Determine the number of lines that contain the word "script", then state that number and nothing more.

[start]

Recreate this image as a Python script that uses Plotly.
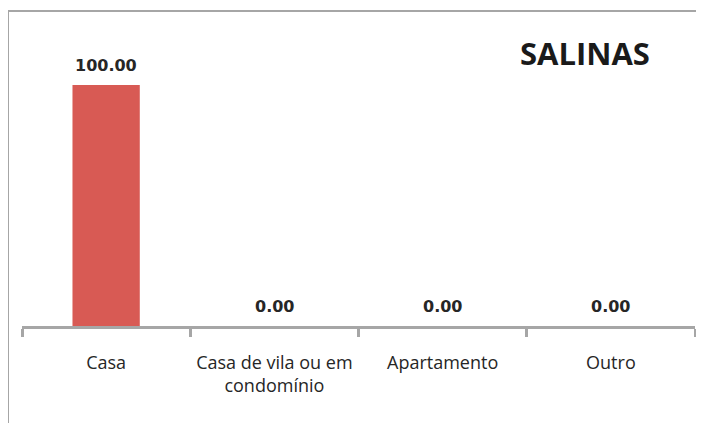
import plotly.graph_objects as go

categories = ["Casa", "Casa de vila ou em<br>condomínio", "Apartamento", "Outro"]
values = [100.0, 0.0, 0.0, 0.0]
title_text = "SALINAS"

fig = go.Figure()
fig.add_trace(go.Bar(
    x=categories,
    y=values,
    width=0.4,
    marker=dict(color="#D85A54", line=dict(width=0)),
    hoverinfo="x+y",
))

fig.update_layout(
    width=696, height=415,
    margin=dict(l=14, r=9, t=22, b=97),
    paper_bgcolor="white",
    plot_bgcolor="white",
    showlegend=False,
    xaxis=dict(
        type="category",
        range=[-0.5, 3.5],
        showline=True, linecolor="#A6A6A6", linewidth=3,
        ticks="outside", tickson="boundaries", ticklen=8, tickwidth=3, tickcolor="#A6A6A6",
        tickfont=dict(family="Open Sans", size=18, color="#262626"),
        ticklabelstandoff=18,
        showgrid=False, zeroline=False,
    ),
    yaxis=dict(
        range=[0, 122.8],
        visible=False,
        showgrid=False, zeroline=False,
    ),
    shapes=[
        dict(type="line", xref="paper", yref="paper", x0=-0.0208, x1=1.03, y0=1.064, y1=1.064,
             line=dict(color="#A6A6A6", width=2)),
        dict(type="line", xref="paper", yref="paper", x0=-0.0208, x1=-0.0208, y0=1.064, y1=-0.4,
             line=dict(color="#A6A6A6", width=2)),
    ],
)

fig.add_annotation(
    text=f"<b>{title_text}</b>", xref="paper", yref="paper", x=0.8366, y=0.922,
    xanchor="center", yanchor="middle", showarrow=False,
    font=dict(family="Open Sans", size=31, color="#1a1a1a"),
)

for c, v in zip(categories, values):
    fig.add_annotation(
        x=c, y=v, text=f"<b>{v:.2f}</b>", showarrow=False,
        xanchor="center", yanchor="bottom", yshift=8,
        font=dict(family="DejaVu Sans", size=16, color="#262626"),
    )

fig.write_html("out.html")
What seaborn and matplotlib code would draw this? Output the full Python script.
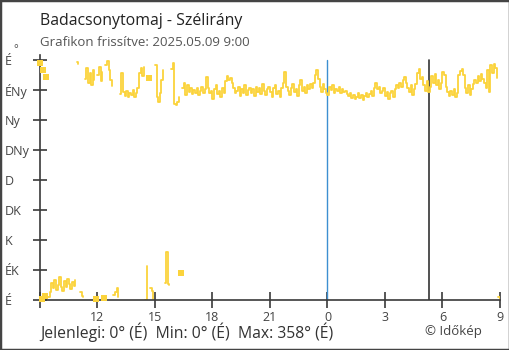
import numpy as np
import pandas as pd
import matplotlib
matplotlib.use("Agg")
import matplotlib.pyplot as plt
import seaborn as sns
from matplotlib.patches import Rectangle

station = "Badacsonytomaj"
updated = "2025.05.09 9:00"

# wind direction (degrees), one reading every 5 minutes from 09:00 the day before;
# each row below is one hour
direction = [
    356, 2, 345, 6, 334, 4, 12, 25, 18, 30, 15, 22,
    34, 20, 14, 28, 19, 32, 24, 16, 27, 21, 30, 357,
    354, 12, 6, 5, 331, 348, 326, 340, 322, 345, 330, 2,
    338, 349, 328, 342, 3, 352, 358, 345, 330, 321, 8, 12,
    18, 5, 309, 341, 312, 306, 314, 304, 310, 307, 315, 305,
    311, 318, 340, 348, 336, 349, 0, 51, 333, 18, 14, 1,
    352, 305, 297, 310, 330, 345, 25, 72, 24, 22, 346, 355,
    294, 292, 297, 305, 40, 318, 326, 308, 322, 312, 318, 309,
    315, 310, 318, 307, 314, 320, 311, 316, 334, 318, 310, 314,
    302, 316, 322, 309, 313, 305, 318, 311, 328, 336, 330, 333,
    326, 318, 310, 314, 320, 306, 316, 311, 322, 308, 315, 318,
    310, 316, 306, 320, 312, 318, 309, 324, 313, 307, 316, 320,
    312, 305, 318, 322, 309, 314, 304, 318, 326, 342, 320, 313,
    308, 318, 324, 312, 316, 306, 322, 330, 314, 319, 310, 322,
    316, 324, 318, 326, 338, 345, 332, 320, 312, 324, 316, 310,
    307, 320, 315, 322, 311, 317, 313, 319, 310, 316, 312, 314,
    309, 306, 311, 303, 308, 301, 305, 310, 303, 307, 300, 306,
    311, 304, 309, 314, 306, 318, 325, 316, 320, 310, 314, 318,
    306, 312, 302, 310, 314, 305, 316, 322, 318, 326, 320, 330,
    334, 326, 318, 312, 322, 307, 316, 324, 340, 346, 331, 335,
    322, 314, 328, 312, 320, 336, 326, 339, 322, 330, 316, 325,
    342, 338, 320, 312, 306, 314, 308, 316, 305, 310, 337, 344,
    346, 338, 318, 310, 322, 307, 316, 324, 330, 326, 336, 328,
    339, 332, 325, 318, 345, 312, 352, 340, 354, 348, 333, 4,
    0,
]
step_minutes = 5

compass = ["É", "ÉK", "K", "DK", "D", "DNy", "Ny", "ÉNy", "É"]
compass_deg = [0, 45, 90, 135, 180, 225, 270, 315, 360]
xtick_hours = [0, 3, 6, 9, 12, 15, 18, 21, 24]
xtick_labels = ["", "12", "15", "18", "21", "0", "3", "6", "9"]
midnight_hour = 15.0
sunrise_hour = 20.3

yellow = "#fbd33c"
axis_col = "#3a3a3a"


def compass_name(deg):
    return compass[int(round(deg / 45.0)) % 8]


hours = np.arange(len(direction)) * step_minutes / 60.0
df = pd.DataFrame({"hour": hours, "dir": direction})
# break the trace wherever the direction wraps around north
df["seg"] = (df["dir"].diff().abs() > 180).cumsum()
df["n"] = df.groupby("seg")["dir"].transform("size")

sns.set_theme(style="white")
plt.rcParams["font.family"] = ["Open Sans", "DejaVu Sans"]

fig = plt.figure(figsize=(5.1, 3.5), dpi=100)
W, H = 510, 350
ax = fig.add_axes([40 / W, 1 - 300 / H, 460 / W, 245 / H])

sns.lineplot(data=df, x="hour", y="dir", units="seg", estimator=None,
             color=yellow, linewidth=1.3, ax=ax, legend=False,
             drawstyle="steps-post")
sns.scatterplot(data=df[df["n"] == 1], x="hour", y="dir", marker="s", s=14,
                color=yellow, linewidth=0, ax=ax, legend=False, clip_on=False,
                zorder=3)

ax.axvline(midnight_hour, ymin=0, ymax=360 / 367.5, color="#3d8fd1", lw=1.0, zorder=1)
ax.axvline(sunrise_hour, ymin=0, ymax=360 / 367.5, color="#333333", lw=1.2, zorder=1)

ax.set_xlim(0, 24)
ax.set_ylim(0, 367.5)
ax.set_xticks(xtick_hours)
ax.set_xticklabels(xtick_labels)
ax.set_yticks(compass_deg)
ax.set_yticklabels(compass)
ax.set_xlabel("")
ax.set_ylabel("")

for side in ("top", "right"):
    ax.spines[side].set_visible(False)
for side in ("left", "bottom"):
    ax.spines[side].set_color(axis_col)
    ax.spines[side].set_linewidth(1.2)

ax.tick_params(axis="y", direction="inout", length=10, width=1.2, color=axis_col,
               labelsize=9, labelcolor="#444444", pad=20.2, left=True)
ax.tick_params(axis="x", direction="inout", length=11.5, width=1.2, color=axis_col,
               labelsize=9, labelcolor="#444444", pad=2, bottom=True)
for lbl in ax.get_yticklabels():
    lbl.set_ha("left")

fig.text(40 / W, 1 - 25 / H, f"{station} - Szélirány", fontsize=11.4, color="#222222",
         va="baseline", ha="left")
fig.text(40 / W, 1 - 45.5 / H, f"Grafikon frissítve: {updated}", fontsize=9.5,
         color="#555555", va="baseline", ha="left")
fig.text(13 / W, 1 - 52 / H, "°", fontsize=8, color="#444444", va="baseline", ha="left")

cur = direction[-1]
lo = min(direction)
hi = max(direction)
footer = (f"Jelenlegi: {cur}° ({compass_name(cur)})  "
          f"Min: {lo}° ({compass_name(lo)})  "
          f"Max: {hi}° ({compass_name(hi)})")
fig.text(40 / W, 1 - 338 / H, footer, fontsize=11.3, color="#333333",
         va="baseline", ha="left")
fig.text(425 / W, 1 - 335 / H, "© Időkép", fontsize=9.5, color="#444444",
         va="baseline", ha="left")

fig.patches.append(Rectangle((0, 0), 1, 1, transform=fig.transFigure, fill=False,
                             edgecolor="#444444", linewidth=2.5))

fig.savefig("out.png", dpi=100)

[end]

FINISHED EXERCISE — 2